▶ _TASK INSTRUCTIONS_
Look at the data below and print exactly the lines from its first line through the line with "import numpy as np"; the pictures stay out of the copy.

::::::

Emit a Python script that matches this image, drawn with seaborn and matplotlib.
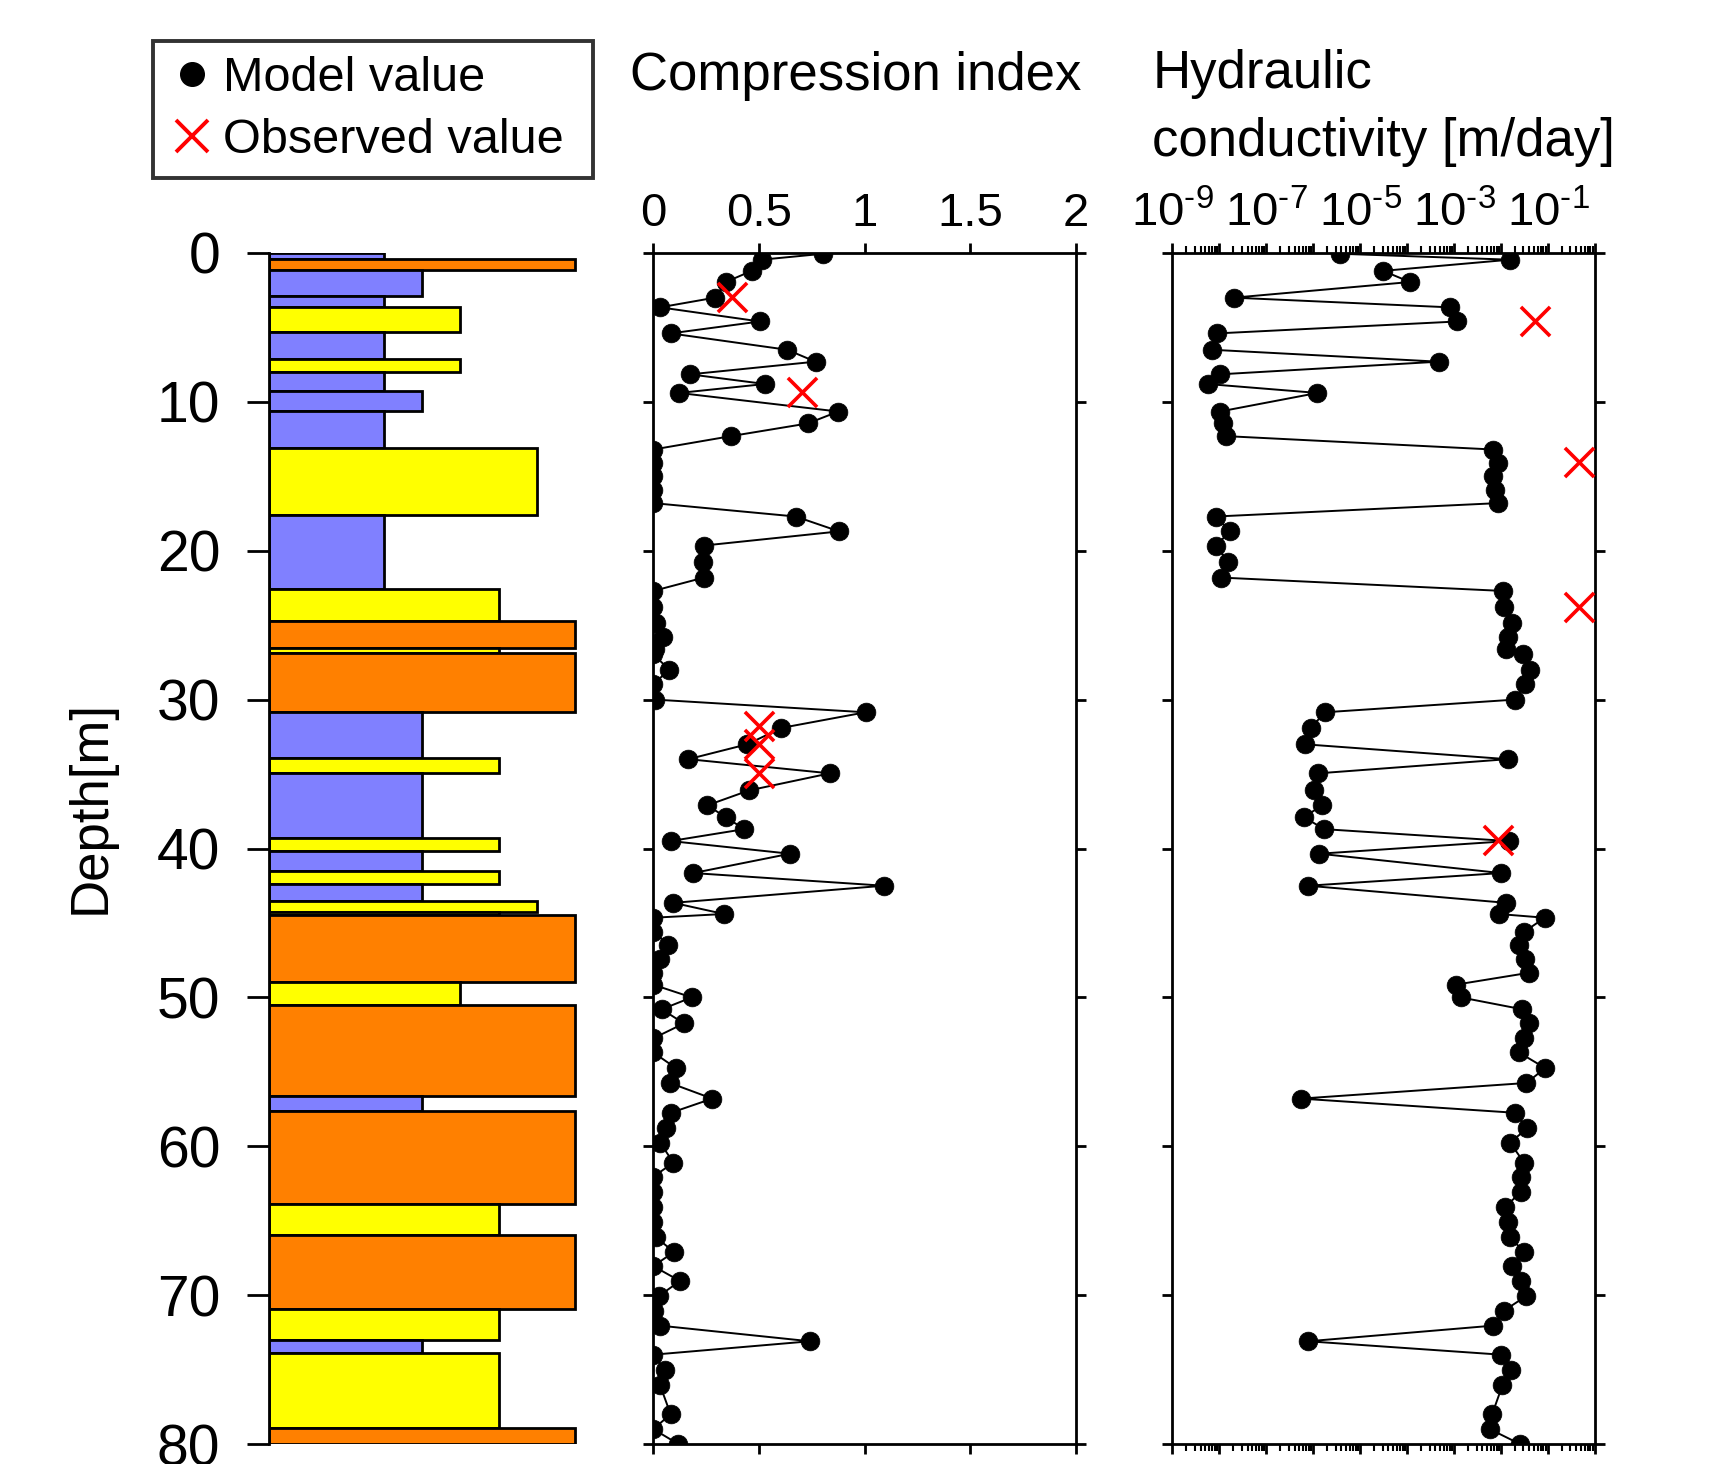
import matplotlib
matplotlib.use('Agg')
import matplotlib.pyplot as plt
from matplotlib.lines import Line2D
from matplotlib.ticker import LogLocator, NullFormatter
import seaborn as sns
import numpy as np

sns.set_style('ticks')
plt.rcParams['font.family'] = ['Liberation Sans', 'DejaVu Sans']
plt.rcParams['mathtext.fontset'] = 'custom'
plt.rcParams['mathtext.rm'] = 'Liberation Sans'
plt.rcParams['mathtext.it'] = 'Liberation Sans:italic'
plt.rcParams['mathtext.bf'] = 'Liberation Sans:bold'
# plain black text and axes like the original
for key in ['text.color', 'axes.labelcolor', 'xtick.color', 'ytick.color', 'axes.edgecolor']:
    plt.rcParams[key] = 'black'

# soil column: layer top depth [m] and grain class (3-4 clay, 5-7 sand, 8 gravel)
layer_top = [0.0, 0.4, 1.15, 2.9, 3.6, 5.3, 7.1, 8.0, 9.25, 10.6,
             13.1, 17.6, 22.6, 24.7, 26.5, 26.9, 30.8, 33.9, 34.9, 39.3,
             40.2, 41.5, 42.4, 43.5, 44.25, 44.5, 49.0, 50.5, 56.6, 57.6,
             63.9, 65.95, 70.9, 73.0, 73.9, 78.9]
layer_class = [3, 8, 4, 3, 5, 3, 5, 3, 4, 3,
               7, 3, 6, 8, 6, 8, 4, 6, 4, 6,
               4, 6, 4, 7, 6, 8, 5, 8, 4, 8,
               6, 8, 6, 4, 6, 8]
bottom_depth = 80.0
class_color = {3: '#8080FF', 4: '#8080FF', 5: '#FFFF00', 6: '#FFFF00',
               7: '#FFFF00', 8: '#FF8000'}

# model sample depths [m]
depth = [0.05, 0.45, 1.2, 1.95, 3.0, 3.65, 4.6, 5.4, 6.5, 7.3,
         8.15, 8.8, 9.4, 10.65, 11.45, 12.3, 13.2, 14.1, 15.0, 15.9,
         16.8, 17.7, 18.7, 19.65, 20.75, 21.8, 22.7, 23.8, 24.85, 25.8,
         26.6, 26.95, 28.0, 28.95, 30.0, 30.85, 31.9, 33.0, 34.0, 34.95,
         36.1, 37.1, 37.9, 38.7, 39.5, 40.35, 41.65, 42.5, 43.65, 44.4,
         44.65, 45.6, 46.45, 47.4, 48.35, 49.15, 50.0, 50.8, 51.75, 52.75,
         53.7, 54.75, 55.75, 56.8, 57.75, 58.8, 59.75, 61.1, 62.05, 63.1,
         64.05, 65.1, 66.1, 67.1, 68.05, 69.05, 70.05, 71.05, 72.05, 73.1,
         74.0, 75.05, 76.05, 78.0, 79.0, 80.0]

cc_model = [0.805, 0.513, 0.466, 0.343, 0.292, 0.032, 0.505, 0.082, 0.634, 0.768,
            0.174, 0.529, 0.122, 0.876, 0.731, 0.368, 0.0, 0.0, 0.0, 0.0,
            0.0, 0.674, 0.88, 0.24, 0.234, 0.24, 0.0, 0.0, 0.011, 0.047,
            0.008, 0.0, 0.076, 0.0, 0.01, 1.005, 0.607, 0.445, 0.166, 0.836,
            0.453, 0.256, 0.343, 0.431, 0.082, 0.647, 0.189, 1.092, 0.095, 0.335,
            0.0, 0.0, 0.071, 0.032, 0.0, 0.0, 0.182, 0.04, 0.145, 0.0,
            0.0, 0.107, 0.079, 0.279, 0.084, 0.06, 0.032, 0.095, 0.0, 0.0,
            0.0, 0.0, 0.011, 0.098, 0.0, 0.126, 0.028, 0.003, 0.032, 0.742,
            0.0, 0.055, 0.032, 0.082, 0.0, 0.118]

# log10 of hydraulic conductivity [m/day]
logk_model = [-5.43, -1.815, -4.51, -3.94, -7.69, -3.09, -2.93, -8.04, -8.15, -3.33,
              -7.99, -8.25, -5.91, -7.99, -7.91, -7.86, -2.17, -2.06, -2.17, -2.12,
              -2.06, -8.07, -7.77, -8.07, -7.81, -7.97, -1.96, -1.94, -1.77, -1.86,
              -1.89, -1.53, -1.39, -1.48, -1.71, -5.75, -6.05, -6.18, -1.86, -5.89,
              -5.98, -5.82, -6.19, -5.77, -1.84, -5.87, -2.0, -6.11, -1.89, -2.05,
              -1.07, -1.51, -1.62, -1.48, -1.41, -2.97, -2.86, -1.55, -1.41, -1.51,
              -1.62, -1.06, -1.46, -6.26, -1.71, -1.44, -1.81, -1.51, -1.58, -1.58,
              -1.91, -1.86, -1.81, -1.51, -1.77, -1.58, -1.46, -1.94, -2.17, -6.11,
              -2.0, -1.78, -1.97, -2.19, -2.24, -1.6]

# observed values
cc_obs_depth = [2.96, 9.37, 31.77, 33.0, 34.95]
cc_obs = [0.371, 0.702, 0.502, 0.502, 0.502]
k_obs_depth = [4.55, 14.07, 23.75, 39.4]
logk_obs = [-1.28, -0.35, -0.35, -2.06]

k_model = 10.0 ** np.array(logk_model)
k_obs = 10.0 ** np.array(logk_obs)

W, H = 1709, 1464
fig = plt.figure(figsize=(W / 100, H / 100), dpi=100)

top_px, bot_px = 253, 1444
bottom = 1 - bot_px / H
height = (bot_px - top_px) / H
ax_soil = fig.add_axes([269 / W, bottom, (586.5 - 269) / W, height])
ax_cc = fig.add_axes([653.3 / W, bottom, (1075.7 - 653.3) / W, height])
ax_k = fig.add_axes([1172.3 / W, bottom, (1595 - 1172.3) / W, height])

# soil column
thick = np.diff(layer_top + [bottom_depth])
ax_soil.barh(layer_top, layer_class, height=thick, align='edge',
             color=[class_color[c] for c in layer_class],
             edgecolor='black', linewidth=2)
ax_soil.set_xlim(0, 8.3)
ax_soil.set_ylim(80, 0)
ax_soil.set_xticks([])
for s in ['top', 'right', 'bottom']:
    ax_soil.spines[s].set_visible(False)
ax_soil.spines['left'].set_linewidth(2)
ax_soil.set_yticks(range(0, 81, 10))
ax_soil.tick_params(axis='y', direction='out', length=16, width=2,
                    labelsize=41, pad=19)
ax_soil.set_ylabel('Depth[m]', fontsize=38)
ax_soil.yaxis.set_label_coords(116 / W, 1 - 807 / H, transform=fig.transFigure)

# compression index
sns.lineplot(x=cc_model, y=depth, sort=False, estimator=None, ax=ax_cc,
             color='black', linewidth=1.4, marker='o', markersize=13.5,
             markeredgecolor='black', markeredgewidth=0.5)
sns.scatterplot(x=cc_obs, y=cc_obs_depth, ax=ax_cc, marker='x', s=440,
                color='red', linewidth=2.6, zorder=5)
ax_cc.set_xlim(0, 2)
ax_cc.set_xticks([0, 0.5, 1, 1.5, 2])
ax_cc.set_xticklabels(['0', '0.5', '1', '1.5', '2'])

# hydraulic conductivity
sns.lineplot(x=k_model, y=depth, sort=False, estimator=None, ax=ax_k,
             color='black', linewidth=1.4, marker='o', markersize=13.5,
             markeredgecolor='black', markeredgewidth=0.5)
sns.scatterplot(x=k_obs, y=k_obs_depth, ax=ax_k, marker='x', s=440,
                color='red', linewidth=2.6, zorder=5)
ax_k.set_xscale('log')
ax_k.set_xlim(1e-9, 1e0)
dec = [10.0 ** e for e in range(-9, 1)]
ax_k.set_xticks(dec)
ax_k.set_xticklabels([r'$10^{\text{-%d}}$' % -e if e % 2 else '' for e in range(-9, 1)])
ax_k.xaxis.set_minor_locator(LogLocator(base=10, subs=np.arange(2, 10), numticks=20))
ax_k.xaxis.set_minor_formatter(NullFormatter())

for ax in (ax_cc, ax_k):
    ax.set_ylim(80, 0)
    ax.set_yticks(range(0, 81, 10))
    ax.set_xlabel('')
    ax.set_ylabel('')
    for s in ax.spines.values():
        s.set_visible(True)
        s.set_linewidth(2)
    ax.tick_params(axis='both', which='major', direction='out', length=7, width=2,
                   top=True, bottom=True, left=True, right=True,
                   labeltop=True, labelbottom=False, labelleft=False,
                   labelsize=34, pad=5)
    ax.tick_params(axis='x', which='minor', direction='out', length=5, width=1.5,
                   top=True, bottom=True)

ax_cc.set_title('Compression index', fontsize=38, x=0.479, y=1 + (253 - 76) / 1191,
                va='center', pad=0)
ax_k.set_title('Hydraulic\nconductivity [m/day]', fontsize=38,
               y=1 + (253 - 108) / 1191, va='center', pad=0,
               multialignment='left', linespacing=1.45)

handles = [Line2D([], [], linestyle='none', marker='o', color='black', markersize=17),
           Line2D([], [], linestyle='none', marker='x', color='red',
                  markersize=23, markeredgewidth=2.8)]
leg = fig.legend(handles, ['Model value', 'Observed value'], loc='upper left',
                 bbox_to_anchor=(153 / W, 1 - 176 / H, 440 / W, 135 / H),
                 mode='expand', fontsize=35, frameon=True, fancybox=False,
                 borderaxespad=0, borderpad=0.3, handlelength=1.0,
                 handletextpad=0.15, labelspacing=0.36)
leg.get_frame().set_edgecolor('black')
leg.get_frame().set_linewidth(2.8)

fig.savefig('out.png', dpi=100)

::::::

▶ _OUTPUT OF THE TASK_
Emit a Python script that matches this image, drawn with seaborn and matplotlib.
import matplotlib
matplotlib.use('Agg')
import matplotlib.pyplot as plt
from matplotlib.lines import Line2D
from matplotlib.ticker import LogLocator, NullFormatter
import seaborn as sns
import numpy as np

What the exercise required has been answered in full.